Après quelques années post-resemis, la flore s’est diversifiée grâce à un bon recrutement d’espèces autochtones, capables de supporter à la fois les inondations et les fortes chaleurs. Les éleveurs ont désormais des stocks sur pied.

«Ici, la végétation a beaucoup changé en trois ans. Et ce renouvellement a été rendu possible grâce à la mise au parc», a-t-il reconnu. Ces nouvelles pratiques ont aussi permis l’observation de courlis dans la repousse printanière.

Des résultats économiques et humains

Sur le plan économique, la réduction de la fauche a permis de diminuer les charges de 4.340 €, partagées entre les coûts d’engrais chimiques et ceux des récoltes. Le temps de travail a lui aussi été allégé, avec un gain estimé à 50 heures par an, grâce à une gestion simplifiée des râteliers et à une diminution des récoltes.

«Dès qu’un agriculteur change de système, il y a un risque à évaluer.

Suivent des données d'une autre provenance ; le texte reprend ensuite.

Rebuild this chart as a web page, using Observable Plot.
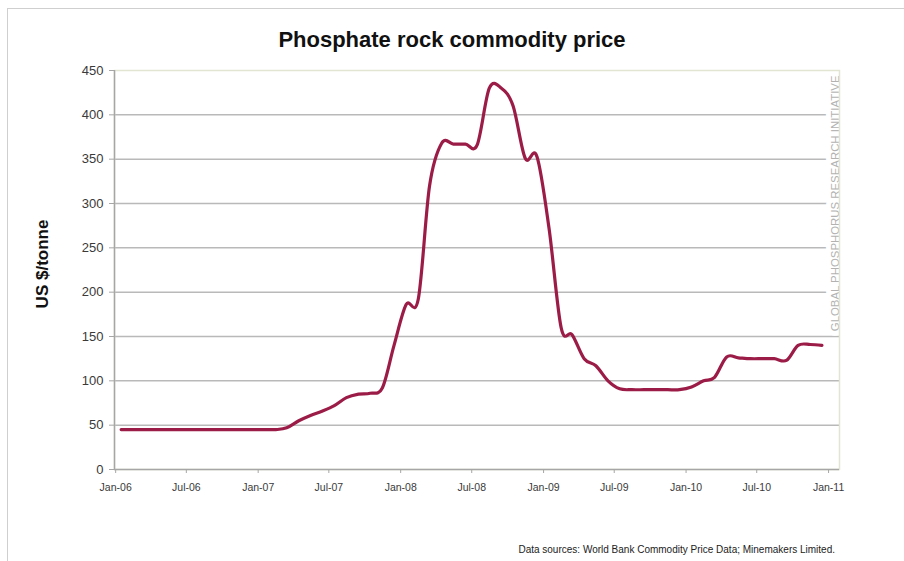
<!DOCTYPE html>
<html>
<head>
<meta charset="utf-8">
<script src="https://cdn.jsdelivr.net/npm/d3@7"></script>
<script src="https://cdn.jsdelivr.net/npm/@observablehq/plot@0.6"></script>
<style>
  body { margin: 0; background: #fff; font-family: "Liberation Sans", Arial, sans-serif; }
  #wrap { position: relative; width: 904px; height: 561px; overflow: hidden; }
  #border { position: absolute; left: 7px; top: 8px; right: -10px; bottom: -10px;
            border-top: 1px solid #cfcfcf; border-left: 1px solid #cfcfcf; }
  #title { position: absolute; top: 29px; left: 0; width: 904px; text-align: center;
           font-weight: bold; font-size: 22px; line-height: 22px; color: #111; }
  #chart { position: absolute; left: 0; top: 60px; }
  #source { position: absolute; right: 69px; top: 545px; font-size: 10px; line-height: 10px; color: #222; }
</style>
</head>
<body>
<div id="wrap">
  <div id="border"></div>
  <div id="title">Phosphate rock commodity price</div>
  <div id="chart"></div>
  <div id="source">Data sources: World Bank Commodity Price Data; Minemakers Limited.</div>
</div>
<script>
// Monthly phosphate rock price, US$/tonne, Jan 2006 – Dec 2010
const firstMonth = "2006-01";
const prices = [
  // 2006
  45, 45, 45, 45, 45, 45, 45, 45, 45, 45, 45, 45,
  // 2007
  45, 45, 47, 55, 61, 66, 72, 81, 85, 86, 92, 140,
  // 2008
  186, 192, 320, 368, 367, 367, 366, 430, 430, 410, 351, 353,
  // 2009
  272, 160, 152, 125, 117, 100, 91, 90, 90, 90, 90, 90,
  // 2010
  93, 100, 104, 127, 126, 125, 125, 125, 123, 140, 141, 140
];

// Axis ticks
const xTickMonths = ["2006-01", "2006-07", "2007-01", "2007-07", "2008-01", "2008-07",
                     "2009-01", "2009-07", "2010-01", "2010-07", "2011-01"];
const yTicks = [0, 50, 100, 150, 200, 250, 300, 350, 400, 450];
const gridValues = [50, 100, 150, 200, 250, 300, 350, 400];
const xDomain = [new Date(Date.UTC(2005, 11, 29)), new Date(Date.UTC(2011, 0, 29))];
const yDomain = [0, 450];

const parseMonth = d3.utcParse("%Y-%m");
// observations sit at mid-month
const start = parseMonth(firstMonth);
const data = prices.map((price, i) => ({
  date: d3.utcDay.offset(d3.utcMonth.offset(start, i), 14),
  price
}));
const xTicks = xTickMonths.map(parseMonth);

const chart = Plot.plot({
  width: 904,
  height: 470,
  marginTop: 10,
  marginBottom: 61,
  marginLeft: 114,
  marginRight: 65,
  style: { fontFamily: "Liberation Sans, Arial, sans-serif", background: "transparent" },
  x: { type: "utc", domain: xDomain },
  y: { domain: yDomain },
  marks: [
    Plot.ruleY(gridValues, { stroke: "#b9b9b9", strokeWidth: 1.5 }),
    Plot.text(["GLOBAL PHOSPHORUS RESEARCH INITIATIVE"], {
      frameAnchor: "top-right", rotate: -90, textAnchor: "end",
      dx: -9, dy: 5, fontSize: 11.4, fill: "#b2b2b2",
      stroke: "white", strokeWidth: 10, strokeLinejoin: "round", paintOrder: "stroke"
    }),
    Plot.line(data, {
      x: "date", y: "price", curve: "cardinal",
      stroke: "#9c1c48", strokeWidth: 3.2, strokeLinejoin: "round"
    }),
    Plot.frame({ stroke: "#e3e5d3", strokeWidth: 1.5 }),
    Plot.ruleY([0], { stroke: "#a6a6a6", strokeWidth: 1.5 }),
    Plot.ruleX([xDomain[0]], { stroke: "#a6a6a6", strokeWidth: 1.5 }),
    Plot.axisY(yTicks, {
      tickSize: 5, tickPadding: 6, fontSize: 13, color: "#3a3a3a",
      stroke: "#a6a6a6", label: null
    }),
    Plot.axisX(xTicks, {
      tickSize: 4, tickPadding: 10, fontSize: 10.5, color: "#3a3a3a",
      stroke: "#a6a6a6", tickFormat: d3.utcFormat("%b-%y"), label: null
    }),
    Plot.text(["US $/tonne"], {
      frameAnchor: "left", rotate: -90, textAnchor: "middle", dx: -72, dy: -6,
      fontSize: 17, fontWeight: "bold", fill: "#111"
    })
  ]
});
document.getElementById("chart").appendChild(chart);
</script>
</body>
</html>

Il faut y aller parcelle par parcelle», a conseillé Philippe Mestelan qui suit le GAEC.

Et maintenant ?

Au-delà des chiffres, les participants ont souligné l’importance des échanges entre pairs et de la dynamique collective. Pâtur’ajuste a initié une réflexion plus large sur l’évolution du métier d’éleveur et les attentes de la société.

Tous se sont accordés sur la nécessité de poursuivre la démarche et de l’ouvrir à d’autres exploitations. «Il faudra peut-être travailler sur une formule plus libre, car même si les sujets sont partagés, les pratiques sont très différentes», a proposé l’animateur de Pâtur’ajuste. Il a rappelé qu’en trois ans, huit journées de travail collectif ont été organisées et trente fermes volontaires ont été accompagnées.

Le Conseil départemental, partenaire historique du projet, a salué le travail accompli et envisagé d’accompagner les prochaines étapes, notamment en renforçant les synergies avec d’autres dispositifs agricoles et environnementaux. Pierre-Olivier Lausecker, de l’Agence de l’eau Rhin-Meuse, a ouvert plus largement le débat : «comment rendre attractif le métier d’éleveur avec un système confortable et cohérent ?».

Les échanges entre éleveurs et partenaires confirment qu’en agriculture, l’avenir se construit aussi par les changements de pratique.